She is still a little worm but growing nicely.

Same old rig, Nikon D300, 105mm macro with macro flash.

Glad you like it


----------



## Whosthedaddy (Nov 29, 2009)

Frickin' awesome fella.


----------



## ChopChop (Mar 18, 2011)

Stunning image and snake! :2thumb:

Seeing as im an idiot I'm going to ask...what snake is?


----------



## slippery42 (Mar 23, 2008)

ChopChop said:


> Stunning image and snake! :2thumb:
> 
> Seeing as im an idiot I'm going to ask...what snake is?


Sri Lanka Palm Viper


----------



## ChopChop (Mar 18, 2011)

Thanks its a bonny little thing anyway pal great pic


----------



## G18241 (Feb 28, 2009)

WOW!

I always have a snoop around the DWA section and never post anything, but my god that is absolutly gorgeous!


----------



## Nix (Jan 23, 2008)

More fantastic pics!
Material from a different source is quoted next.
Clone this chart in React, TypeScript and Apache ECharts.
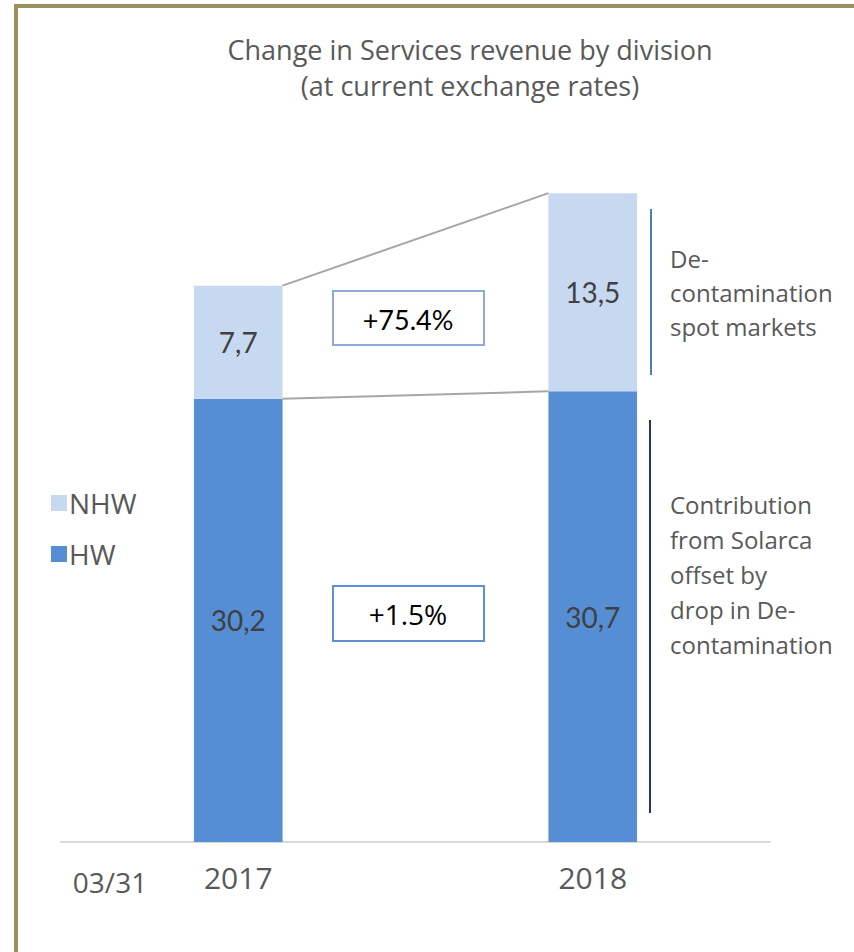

Well impressed!


----------



## JakeTheDragon (Dec 19, 2011)

slippery42 said:


> I got bored so took out the female trig and got this image
> 
> image



would you mind if i drew this?


----------



## slippery42 (Mar 23, 2008)

JakeTheDragon said:


> would you mind if i drew this?


feel free


----------



## JakeTheDragon (Dec 19, 2011)

slippery42 said:


> feel free


 mind you is was late at night i drew this, coming on about 2 Oclock in the morning when i finished....if i had green and yellows i would of coloured her in but shame i never, anyway here it is.


----------



## steve7046 (Sep 9, 2009)

Great picture, as always.


----------



## Rybee (Nov 13, 2011)

Oh my gosh! That's gorgeous!


----------